▼

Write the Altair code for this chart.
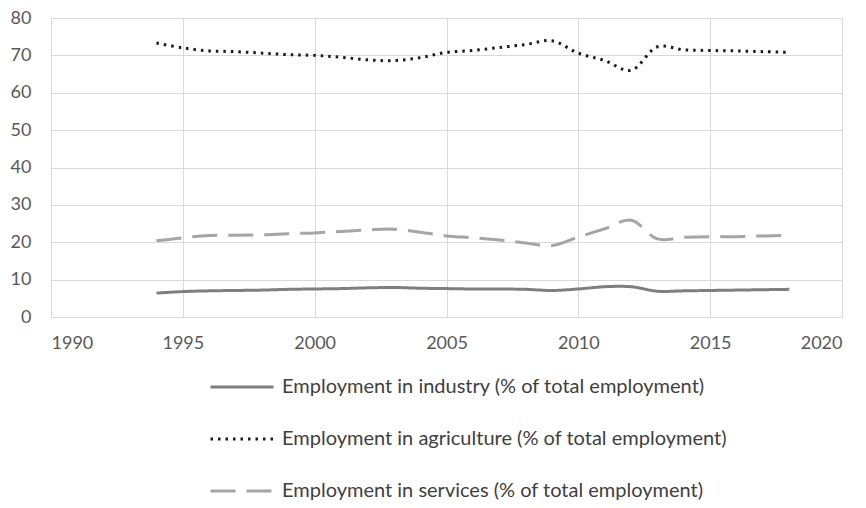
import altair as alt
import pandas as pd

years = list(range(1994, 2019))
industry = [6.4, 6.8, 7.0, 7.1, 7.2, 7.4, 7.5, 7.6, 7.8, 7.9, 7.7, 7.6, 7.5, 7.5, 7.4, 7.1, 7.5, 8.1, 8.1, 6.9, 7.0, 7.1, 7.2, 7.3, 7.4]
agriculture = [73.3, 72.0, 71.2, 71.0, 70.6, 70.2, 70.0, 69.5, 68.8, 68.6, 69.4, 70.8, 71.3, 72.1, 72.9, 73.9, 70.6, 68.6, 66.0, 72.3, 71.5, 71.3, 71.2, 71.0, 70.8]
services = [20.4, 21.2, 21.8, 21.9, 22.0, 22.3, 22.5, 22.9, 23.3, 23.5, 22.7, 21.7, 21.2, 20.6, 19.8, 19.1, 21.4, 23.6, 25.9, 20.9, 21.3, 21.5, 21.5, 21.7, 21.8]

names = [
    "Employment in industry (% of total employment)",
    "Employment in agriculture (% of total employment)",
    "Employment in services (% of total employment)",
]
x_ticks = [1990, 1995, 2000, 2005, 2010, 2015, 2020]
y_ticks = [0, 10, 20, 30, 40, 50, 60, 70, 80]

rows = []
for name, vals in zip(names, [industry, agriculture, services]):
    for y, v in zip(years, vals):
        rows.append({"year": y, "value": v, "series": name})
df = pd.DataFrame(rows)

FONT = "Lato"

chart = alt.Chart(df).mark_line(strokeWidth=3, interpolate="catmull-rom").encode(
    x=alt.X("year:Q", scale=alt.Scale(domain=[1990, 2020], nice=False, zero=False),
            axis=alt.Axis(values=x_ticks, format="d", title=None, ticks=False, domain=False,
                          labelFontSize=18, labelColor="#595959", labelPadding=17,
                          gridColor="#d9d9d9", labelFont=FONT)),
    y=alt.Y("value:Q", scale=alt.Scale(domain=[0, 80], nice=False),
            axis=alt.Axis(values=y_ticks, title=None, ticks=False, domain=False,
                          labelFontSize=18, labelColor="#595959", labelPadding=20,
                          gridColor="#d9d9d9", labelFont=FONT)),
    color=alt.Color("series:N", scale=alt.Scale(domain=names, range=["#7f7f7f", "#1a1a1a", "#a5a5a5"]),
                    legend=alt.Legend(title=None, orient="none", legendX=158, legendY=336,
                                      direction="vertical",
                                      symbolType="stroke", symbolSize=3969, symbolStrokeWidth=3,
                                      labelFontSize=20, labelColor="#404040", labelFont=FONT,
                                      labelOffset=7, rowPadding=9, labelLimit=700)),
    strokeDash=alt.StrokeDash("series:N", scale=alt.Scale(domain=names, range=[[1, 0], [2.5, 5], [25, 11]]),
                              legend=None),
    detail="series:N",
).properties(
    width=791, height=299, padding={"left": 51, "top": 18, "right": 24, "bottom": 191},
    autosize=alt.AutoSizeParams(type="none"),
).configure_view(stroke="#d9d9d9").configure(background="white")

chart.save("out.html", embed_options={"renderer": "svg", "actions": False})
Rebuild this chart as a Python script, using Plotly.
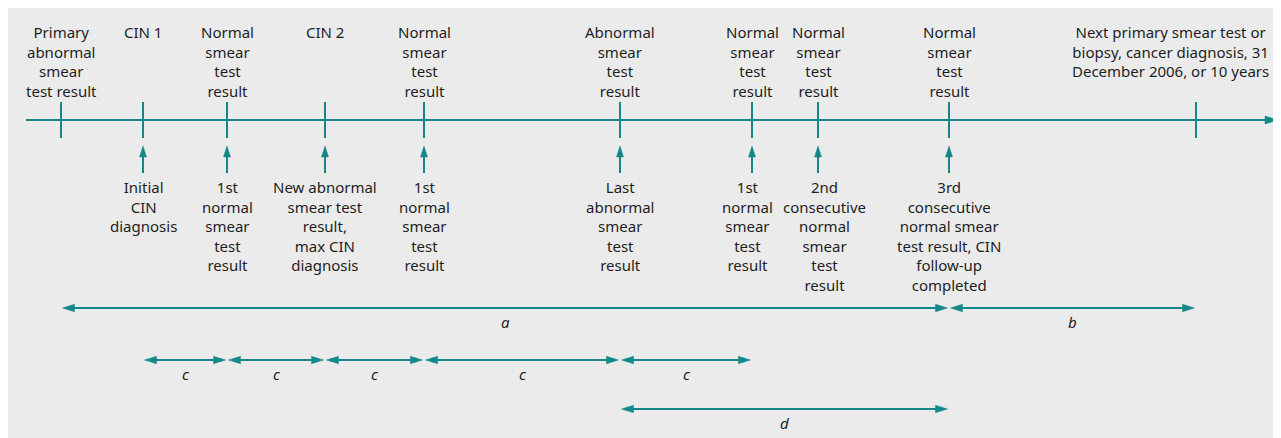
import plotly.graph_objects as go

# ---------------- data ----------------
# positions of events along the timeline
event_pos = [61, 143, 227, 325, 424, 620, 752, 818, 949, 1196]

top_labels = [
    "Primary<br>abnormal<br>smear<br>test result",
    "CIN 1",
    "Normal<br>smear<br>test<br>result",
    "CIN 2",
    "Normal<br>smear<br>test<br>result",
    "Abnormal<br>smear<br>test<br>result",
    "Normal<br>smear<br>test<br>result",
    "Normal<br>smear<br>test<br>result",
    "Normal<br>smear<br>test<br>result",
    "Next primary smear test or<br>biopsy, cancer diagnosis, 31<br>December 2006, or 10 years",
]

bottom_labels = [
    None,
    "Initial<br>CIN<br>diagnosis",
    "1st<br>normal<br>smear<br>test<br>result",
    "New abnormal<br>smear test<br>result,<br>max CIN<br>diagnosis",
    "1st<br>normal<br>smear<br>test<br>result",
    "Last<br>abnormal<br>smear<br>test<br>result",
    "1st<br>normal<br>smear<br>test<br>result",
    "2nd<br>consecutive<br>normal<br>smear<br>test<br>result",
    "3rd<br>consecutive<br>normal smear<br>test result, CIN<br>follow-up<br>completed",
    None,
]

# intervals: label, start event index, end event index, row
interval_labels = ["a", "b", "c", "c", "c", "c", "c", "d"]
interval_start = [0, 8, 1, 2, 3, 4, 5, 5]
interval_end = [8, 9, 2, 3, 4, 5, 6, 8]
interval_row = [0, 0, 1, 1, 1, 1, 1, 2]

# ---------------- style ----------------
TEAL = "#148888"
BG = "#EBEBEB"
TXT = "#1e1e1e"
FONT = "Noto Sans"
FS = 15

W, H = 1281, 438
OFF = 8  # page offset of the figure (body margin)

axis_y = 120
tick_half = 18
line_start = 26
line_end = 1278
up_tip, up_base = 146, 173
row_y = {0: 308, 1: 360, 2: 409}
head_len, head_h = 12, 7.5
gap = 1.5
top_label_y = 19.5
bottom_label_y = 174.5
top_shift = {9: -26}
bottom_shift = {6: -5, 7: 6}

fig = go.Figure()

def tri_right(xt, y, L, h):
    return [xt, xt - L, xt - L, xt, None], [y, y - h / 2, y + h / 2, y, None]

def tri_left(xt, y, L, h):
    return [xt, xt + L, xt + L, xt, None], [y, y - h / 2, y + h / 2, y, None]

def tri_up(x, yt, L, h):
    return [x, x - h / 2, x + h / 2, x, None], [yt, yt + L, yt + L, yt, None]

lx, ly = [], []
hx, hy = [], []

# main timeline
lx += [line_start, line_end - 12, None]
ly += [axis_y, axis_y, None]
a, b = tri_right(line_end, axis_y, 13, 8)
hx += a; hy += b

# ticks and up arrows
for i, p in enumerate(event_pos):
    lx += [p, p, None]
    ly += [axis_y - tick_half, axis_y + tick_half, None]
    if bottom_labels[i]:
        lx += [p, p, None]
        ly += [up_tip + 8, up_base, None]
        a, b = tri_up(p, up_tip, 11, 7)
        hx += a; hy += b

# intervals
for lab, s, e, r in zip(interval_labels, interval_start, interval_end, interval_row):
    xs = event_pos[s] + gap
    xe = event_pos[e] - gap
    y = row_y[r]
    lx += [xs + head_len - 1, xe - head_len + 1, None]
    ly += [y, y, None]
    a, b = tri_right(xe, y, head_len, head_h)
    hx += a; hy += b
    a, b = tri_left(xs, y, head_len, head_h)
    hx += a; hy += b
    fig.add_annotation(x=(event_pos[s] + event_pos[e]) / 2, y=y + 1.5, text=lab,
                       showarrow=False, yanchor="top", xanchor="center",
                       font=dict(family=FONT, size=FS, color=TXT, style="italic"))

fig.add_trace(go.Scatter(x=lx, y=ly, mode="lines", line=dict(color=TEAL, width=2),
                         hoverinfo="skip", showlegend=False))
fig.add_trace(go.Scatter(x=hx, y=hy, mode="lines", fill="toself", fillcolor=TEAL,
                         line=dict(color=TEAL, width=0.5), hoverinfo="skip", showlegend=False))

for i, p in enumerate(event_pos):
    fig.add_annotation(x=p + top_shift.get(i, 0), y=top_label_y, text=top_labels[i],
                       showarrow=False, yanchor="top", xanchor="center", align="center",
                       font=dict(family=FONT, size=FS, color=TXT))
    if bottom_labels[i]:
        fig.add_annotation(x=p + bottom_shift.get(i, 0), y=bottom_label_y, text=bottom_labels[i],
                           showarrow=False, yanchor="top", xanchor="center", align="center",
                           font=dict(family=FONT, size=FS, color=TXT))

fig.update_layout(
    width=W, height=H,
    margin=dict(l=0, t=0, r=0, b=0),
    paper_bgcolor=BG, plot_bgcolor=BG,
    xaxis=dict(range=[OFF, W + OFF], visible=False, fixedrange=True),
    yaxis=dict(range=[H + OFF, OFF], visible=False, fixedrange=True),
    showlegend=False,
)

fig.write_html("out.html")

▲

◆ What is expected
Look above and copy only the lines from the one holding "Rebuild this chart" to the one holding "818, 949, 1196]", both included, exactly, minus the pictures.

◆ Complete answer
Rebuild this chart as a Python script, using Plotly.
import plotly.graph_objects as go

# ---------------- data ----------------
# positions of events along the timeline
event_pos = [61, 143, 227, 325, 424, 620, 752, 818, 949, 1196]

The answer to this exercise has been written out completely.